### Dataset excerpt
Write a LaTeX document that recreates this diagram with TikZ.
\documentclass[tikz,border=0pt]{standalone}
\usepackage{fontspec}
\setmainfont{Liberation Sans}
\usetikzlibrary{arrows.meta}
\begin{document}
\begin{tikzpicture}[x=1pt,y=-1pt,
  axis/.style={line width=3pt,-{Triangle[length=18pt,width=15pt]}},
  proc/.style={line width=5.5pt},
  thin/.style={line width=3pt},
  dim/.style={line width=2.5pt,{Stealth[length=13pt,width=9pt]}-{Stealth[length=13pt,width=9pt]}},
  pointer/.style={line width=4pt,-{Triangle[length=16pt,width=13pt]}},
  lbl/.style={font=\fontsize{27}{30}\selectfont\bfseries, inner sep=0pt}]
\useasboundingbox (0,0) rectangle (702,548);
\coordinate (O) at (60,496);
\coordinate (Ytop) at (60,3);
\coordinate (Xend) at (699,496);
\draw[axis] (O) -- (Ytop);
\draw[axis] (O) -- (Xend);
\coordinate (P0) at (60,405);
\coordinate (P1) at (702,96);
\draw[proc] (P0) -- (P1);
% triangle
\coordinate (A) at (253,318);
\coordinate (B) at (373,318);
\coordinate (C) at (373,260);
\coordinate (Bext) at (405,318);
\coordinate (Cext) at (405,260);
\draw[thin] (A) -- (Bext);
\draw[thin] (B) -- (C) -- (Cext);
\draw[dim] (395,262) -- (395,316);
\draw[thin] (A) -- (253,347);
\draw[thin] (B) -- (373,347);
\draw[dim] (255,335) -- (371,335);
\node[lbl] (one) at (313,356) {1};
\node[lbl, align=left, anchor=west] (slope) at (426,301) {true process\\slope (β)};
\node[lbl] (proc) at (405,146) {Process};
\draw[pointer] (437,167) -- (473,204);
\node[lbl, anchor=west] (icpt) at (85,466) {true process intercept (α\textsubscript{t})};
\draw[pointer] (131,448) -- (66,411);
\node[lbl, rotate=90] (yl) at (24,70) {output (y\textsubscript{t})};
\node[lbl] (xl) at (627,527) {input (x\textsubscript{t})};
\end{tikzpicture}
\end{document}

### Instructions for the task
Extract each line of the material exactly as it stands.

### Exercise answer
Write a LaTeX document that recreates this diagram with TikZ.
\documentclass[tikz,border=0pt]{standalone}
\usepackage{fontspec}
\setmainfont{Liberation Sans}
\usetikzlibrary{arrows.meta}
\begin{document}
\begin{tikzpicture}[x=1pt,y=-1pt,
  axis/.style={line width=3pt,-{Triangle[length=18pt,width=15pt]}},
  proc/.style={line width=5.5pt},
  thin/.style={line width=3pt},
  dim/.style={line width=2.5pt,{Stealth[length=13pt,width=9pt]}-{Stealth[length=13pt,width=9pt]}},
  pointer/.style={line width=4pt,-{Triangle[length=16pt,width=13pt]}},
  lbl/.style={font=\fontsize{27}{30}\selectfont\bfseries, inner sep=0pt}]
\useasboundingbox (0,0) rectangle (702,548);
\coordinate (O) at (60,496);
\coordinate (Ytop) at (60,3);
\coordinate (Xend) at (699,496);
\draw[axis] (O) -- (Ytop);
\draw[axis] (O) -- (Xend);
\coordinate (P0) at (60,405);
\coordinate (P1) at (702,96);
\draw[proc] (P0) -- (P1);
% triangle
\coordinate (A) at (253,318);
\coordinate (B) at (373,318);
\coordinate (C) at (373,260);
\coordinate (Bext) at (405,318);
\coordinate (Cext) at (405,260);
\draw[thin] (A) -- (Bext);
\draw[thin] (B) -- (C) -- (Cext);
\draw[dim] (395,262) -- (395,316);
\draw[thin] (A) -- (253,347);
\draw[thin] (B) -- (373,347);
\draw[dim] (255,335) -- (371,335);
\node[lbl] (one) at (313,356) {1};
\node[lbl, align=left, anchor=west] (slope) at (426,301) {true process\\slope (β)};
\node[lbl] (proc) at (405,146) {Process};
\draw[pointer] (437,167) -- (473,204);
\node[lbl, anchor=west] (icpt) at (85,466) {true process intercept (α\textsubscript{t})};
\draw[pointer] (131,448) -- (66,411);
\node[lbl, rotate=90] (yl) at (24,70) {output (y\textsubscript{t})};
\node[lbl] (xl) at (627,527) {input (x\textsubscript{t})};
\end{tikzpicture}
\end{document}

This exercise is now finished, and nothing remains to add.